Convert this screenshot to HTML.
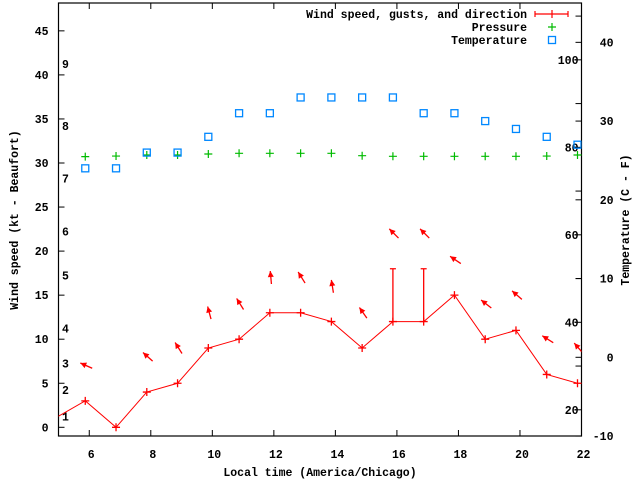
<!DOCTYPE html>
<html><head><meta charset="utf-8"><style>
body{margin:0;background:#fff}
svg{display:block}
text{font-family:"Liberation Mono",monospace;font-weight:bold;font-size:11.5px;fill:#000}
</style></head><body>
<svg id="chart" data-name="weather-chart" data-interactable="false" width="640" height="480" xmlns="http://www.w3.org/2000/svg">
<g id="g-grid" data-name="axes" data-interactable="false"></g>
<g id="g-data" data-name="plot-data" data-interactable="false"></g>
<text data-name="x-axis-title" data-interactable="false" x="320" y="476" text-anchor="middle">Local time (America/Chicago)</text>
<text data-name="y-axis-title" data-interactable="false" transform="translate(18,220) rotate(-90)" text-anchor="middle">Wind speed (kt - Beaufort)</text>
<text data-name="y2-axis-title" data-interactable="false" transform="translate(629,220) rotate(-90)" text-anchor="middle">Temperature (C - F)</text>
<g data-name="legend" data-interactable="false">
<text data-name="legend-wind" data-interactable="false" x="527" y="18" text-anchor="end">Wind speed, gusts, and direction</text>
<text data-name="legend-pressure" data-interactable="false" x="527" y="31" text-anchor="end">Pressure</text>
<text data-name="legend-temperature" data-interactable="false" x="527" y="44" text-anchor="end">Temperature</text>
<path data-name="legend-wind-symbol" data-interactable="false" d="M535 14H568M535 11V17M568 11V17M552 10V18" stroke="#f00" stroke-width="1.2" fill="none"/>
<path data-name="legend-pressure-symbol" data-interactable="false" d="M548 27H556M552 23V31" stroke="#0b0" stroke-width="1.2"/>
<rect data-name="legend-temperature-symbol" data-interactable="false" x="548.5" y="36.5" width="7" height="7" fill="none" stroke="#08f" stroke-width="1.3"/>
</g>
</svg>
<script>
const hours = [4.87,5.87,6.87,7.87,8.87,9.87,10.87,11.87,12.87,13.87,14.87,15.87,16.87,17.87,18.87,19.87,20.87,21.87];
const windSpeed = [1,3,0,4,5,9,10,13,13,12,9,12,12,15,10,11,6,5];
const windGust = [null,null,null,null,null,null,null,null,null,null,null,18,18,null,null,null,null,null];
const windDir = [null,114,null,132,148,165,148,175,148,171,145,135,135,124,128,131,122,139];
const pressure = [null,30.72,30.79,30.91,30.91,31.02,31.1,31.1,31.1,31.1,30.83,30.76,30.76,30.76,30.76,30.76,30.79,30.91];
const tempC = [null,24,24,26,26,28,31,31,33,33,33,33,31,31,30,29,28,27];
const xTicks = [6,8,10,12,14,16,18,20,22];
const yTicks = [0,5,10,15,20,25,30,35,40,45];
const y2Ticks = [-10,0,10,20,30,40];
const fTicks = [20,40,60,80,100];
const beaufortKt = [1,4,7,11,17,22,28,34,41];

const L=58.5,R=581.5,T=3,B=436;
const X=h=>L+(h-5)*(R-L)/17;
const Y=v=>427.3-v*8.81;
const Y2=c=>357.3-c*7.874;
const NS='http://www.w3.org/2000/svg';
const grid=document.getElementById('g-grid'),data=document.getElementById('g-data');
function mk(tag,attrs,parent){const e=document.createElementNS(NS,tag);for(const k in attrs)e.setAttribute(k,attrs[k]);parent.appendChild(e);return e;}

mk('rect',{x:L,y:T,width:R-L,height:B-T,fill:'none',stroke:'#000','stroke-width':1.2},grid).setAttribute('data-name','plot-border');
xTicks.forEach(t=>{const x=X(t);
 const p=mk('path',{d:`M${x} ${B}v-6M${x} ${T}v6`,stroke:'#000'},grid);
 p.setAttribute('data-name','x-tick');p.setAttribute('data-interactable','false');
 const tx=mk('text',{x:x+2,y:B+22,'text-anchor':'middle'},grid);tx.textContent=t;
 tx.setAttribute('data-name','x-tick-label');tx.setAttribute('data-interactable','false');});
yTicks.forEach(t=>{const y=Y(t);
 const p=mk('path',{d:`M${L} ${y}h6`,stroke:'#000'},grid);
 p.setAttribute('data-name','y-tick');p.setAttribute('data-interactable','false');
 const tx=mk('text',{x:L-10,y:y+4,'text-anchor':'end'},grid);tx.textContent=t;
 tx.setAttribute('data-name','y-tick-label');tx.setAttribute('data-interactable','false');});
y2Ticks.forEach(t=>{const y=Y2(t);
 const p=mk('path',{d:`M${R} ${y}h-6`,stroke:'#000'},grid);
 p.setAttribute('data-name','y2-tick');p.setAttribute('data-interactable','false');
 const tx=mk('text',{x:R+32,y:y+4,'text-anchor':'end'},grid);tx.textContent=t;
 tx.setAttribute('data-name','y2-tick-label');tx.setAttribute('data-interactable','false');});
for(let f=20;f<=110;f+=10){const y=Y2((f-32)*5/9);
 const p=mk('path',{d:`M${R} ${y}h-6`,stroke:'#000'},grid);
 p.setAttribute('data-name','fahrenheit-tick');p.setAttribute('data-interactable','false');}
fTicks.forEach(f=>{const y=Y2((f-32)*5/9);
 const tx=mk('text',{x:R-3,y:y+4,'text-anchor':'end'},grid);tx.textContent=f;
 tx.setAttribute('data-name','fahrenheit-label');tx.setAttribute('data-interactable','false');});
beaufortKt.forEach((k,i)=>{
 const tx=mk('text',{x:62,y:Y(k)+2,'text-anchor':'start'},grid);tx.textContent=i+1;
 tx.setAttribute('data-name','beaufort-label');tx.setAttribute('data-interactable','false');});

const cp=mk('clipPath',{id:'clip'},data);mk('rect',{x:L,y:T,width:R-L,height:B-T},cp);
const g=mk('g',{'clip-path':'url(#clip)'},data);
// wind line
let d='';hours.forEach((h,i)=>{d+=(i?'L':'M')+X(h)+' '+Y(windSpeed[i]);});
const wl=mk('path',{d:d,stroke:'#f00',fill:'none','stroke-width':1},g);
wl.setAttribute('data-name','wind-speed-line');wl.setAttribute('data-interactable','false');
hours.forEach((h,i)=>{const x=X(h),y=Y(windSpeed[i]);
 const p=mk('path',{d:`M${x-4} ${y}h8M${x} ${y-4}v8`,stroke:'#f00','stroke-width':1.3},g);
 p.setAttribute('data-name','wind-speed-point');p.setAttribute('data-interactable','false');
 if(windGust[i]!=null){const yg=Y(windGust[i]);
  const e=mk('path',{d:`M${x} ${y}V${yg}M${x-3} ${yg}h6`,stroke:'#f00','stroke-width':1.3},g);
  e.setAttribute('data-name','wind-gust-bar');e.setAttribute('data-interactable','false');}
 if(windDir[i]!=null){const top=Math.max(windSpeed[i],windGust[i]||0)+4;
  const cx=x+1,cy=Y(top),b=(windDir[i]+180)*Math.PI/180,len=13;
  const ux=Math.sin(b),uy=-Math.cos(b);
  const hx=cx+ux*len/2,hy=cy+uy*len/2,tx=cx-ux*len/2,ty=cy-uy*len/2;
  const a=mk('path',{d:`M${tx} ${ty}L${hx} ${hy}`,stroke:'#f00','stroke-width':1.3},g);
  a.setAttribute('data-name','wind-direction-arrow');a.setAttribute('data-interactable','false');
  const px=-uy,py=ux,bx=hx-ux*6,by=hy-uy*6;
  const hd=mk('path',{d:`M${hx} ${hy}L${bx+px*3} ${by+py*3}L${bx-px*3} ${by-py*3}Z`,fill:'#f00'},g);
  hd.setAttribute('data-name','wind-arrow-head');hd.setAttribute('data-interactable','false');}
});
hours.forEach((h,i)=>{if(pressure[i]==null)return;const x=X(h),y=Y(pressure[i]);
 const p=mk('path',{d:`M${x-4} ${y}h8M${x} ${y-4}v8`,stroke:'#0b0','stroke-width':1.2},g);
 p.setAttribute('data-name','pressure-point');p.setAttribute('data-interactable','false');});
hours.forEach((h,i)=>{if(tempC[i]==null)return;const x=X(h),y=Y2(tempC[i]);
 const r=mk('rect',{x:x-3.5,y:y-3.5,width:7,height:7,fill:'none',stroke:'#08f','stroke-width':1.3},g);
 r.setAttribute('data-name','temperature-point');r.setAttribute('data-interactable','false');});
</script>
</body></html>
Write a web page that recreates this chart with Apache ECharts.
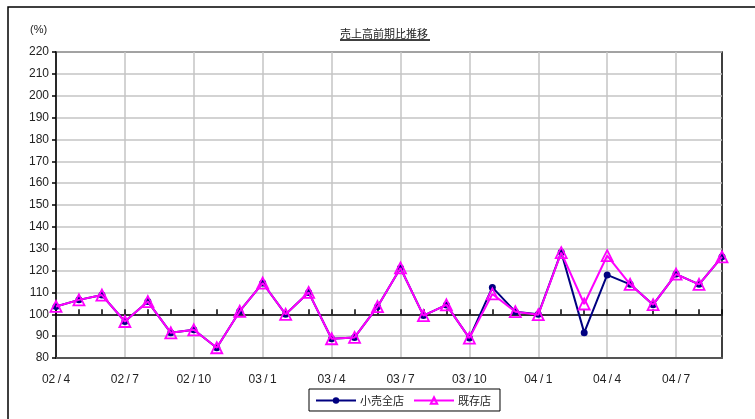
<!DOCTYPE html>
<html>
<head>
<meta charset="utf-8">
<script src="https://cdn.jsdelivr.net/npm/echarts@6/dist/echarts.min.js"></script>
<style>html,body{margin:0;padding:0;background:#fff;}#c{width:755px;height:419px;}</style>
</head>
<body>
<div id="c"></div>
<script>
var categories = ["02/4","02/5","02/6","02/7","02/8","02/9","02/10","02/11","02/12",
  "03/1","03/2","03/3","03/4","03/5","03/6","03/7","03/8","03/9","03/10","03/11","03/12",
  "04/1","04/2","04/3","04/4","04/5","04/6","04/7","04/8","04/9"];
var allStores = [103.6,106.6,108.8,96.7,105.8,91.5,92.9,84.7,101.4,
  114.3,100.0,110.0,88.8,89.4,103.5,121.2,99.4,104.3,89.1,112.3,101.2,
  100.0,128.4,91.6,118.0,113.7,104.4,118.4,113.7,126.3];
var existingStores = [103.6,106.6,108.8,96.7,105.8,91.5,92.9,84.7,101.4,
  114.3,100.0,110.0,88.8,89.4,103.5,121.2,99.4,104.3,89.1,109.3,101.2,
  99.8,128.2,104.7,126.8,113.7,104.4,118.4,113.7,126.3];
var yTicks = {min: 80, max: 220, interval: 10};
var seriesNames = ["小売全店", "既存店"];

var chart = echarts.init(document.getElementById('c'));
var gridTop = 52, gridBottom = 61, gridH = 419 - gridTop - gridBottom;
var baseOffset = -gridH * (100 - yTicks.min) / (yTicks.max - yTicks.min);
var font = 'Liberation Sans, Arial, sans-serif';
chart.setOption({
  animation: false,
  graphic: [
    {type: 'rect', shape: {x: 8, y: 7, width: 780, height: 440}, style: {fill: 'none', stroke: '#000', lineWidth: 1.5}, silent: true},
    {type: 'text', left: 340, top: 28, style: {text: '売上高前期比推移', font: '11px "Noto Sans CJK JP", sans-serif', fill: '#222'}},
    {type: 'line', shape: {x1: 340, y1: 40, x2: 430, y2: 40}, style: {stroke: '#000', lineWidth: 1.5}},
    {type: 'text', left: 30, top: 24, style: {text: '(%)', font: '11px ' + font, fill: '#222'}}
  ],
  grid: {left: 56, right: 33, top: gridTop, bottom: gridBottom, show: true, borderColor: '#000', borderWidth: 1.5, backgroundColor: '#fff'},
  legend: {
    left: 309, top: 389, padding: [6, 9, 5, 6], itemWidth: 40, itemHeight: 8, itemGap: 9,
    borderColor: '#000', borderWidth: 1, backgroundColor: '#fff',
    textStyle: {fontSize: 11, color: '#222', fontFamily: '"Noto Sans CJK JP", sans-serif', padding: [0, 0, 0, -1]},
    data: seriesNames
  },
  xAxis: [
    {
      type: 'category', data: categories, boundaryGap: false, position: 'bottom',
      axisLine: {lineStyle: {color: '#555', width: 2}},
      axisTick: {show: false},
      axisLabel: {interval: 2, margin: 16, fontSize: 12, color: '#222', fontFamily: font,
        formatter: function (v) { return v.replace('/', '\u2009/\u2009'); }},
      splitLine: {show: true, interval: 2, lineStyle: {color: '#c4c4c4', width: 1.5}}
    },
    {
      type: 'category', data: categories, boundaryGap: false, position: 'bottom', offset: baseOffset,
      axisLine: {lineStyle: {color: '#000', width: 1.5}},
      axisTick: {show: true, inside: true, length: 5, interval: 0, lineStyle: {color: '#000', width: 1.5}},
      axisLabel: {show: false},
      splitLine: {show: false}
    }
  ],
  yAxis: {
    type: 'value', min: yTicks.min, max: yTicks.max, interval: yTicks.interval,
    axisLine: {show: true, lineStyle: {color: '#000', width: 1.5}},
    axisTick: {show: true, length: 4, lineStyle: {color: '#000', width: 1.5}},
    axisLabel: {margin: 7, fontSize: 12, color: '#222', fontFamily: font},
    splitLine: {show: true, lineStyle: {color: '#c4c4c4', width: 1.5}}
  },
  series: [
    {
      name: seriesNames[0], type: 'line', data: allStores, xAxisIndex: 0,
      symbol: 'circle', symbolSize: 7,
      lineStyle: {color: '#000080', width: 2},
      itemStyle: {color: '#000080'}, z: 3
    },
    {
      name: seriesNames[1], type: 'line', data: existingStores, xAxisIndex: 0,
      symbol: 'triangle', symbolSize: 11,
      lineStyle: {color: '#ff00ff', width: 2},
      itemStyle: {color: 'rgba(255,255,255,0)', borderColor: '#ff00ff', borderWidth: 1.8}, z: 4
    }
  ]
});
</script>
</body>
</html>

__What you have to do__: Look through the entries above and report each line where the string "this" occurs.

__Reply__:
Convert this screenshot to HTML.
Write a web page that recreates this chart with Apache ECharts.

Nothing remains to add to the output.